Today if you have a decent laptop computer, the proper software, computer interfaces, microphones, a printer and disc burner you can create the same product from anywhere you can power your equipment.  In 1987 I attended the Second International Conference on CD-ROM hosted by Microsoft in Seattle, Washington – not far from their headquarters in Redmond, Washington.  One of the buzz phrases I kept hearing at the conference was ‘paradigm shift.’  I did not realize the implications of this phrase until a number of years later as digital technology started being rolled out to the masses.  Compact Disc digitally stored audio was the consumers first real taste of digital and computer technology on a wide scale basis.  The CD Player became the most popular and successful computer controlled device ever rolled out to consumers.  The acceptance of the CD Audio disc paved the way for data discs and only hinted at the mass storage devices which continue to go down in price and up in efficacy.  I recently purchased a 1.5 Terabyte Hard Drive for $70 and it is barely larger than a baloney sandwich.  Talk about paradigm shifts!  Now we can store more information on our desktops than can be stored on paper in all the libraries all over the world.  But do we need to?  No, not really – simply because now we are in the high-speed Internet age where all that information can be stored on remote servers all over the world and we have access to it via our smart phones.  Yes – we’ve gone from multi-facility production to the ability to produce audio and video from smart phones – talk about paradigm shifts.  And the hits just keep on coming.

 Producers Everwhere

But even though we’ve evolved technologically to the point that audio and video production is possible from a smart cell phone we have not evolved past the need to be in the analog world for the creation and consumption of music.  Live music is still best as far as I’m concerned.  Technology allows us to do amazing things with sound, music and visual arts, but to consume the final product it must always come back to the analog world.  And just because everyone has access to the technology does not mean they have the skills and requisite knowledge required to produce professionally produced music or video.

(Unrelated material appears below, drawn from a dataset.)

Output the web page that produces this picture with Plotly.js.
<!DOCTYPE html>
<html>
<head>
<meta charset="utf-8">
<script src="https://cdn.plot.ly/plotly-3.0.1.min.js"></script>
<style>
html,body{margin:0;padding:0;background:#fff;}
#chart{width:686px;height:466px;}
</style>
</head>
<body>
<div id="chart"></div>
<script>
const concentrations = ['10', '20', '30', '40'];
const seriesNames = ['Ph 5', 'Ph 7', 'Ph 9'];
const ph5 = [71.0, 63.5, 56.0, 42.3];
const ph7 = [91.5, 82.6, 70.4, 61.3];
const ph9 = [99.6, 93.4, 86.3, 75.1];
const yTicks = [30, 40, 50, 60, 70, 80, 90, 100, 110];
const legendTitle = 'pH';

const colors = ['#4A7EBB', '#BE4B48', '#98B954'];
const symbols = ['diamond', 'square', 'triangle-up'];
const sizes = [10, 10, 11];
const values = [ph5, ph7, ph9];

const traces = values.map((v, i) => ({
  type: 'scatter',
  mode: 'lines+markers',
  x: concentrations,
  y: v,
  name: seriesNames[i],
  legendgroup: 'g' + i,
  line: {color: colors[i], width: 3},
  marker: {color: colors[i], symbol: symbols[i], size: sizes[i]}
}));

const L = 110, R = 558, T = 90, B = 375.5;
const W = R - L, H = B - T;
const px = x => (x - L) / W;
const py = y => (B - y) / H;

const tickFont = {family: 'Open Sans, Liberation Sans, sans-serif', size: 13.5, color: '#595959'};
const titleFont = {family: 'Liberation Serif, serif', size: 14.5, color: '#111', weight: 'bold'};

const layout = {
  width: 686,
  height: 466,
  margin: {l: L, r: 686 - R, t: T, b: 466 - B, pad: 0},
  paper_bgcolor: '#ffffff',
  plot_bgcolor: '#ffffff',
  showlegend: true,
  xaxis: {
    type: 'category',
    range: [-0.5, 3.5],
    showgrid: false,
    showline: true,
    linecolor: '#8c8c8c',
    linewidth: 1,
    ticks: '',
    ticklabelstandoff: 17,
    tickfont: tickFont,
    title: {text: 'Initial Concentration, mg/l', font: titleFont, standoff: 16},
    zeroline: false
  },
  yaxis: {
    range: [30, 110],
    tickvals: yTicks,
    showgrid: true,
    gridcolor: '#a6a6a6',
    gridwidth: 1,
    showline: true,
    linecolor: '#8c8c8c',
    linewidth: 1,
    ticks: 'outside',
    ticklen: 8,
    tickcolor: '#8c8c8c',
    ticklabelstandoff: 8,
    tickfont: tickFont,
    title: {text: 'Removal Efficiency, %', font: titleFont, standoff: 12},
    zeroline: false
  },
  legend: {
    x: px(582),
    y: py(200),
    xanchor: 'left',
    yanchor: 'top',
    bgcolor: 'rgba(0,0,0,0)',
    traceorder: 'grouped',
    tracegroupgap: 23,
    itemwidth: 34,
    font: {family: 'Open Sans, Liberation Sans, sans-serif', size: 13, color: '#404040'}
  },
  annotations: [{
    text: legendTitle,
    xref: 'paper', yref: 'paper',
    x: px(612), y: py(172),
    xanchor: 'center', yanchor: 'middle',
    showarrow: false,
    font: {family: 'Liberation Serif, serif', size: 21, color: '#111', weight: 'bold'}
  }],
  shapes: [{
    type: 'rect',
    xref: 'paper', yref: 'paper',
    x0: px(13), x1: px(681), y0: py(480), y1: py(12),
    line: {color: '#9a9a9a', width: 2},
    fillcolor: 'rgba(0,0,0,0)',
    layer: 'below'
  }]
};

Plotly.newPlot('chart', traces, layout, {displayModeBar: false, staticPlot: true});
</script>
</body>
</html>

Back in the day and back to today!

When I first became interested in music I was a very young child – preschool age to be precise.  I learned to hold drum sticks from the high school band director in my home town at the age of five.  I lived right next to the high school and had easy access to the band room which was a separate building from the main building in my home town.  I would wander over to the band room and rag the band director for the opportunity to play a snare drum.  He finally acquiesced to my desires and showed me some basic technique then left me alone to bang on the drum in a little room where the drums were stored.  I’ve been hooked on music for my entire life.  I’ve lived to witness many amazing changes in music and the way music is made, stored, shared and enjoyed.  But the basis of music always remains the same.  Music starts off in the analog world and ends back up in the analog world in order to be perceived and enjoyed.  The differences are not in the music but in the way music is shared with the masses.  I don’t think Thomas Edison envisioned the paradigm shifts that would follow his more or less accidental invention of the record business.  No, I don’t think he could foresee music evolving from storage on a wax tube to cloud storage accessible to the masses via another offshoot of his labors, the telephone.  We may store our music and video digitally up in the clouds these days but it still must be converted back into the analog world before we can perceive it.